Probation officer maintains innocence amid bribe accusations

by: Mark Winne Updated:

MORROW, Ga.,None - The allegations against a fired state officer range from lying to offering clean drug screens to probationer in return for sex, money or clothing.

But Channel 2's Mark Winne learned about them in an unusual way: The officer himself told him.

Bruce Brown said now, financially he's about as broke as some of the convicted criminals he used to check up on, for crimes ranging from shoplifting to murder.

Brown said if he had done what he was accused of he should be arrested too. But, he said he didn't and he hasn't been.

"They accused you of being a crook when you're supposed to be keepin' an eye on the crooks? I know. What happens inside? It tore me apart. And you know, it has me still puzzled till today," Brown told Winne.

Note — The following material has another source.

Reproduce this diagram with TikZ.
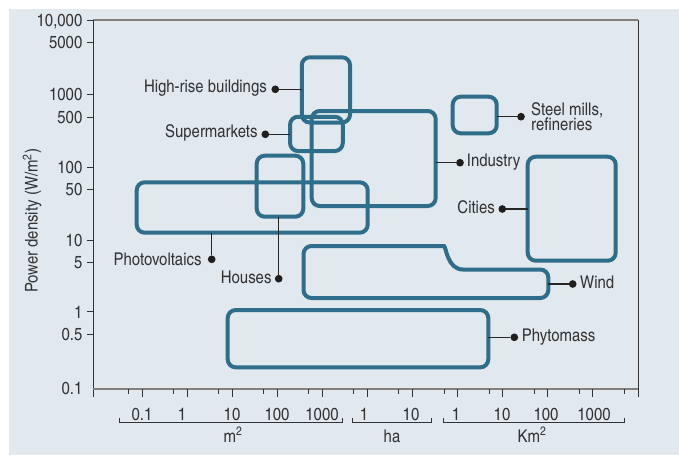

Brown said he's asking the Georgia Department of Corrections to make a big correction and undo his firing for serious allegations he said were made by convicted felons.

"I didn't do anything wrong at all. I think I'm just a victim and there's nothing I can do about it. That's why I called you. Cause I need a voice," Brown said.

Brown told Winne he's a Gulf War combat veteran who was with corrections 17 years until he was fired from his job as a probation surveillance officer at the Morrow Probation Office Sept. 21.

"I felt empty, lost, frightened," Brown said. "Bill collectors are ringing my phone constantly."

A corrections document addressed to Brown said "you denied everything. You stated that you never asked probationers to give you money for clean drug screens."

"I was told that I approached female probationers for sex. If they had sex with me, I'd let them skip the drug screen," Brown said

The document also said Brown admitted lying.

"I did not lie," he said. Brown told Winne he even passed a polygraph test to prove he wasn't lying.

Brown said he is also accused of accepting clothes as a bribe from a probationer who owned a clothes store. Brown said he was accused of telling an investigator he would've accepted them if delivered for the office donation closet he said.

"Honestly, I want my job back and I'll go in there with no harsh remarks against no one. I'll go back to work and do what I used to do. It's a part of me," Brown said.

A corrections spokeswoman said they stand by the action that was taken.

The document said "there were also uncorroborated reports of misdeeds and quid pro quos with probationers."

Again, Brown denies wrongdoing.

The document also said, "the burden of proof in employment cases is simply more likely than not."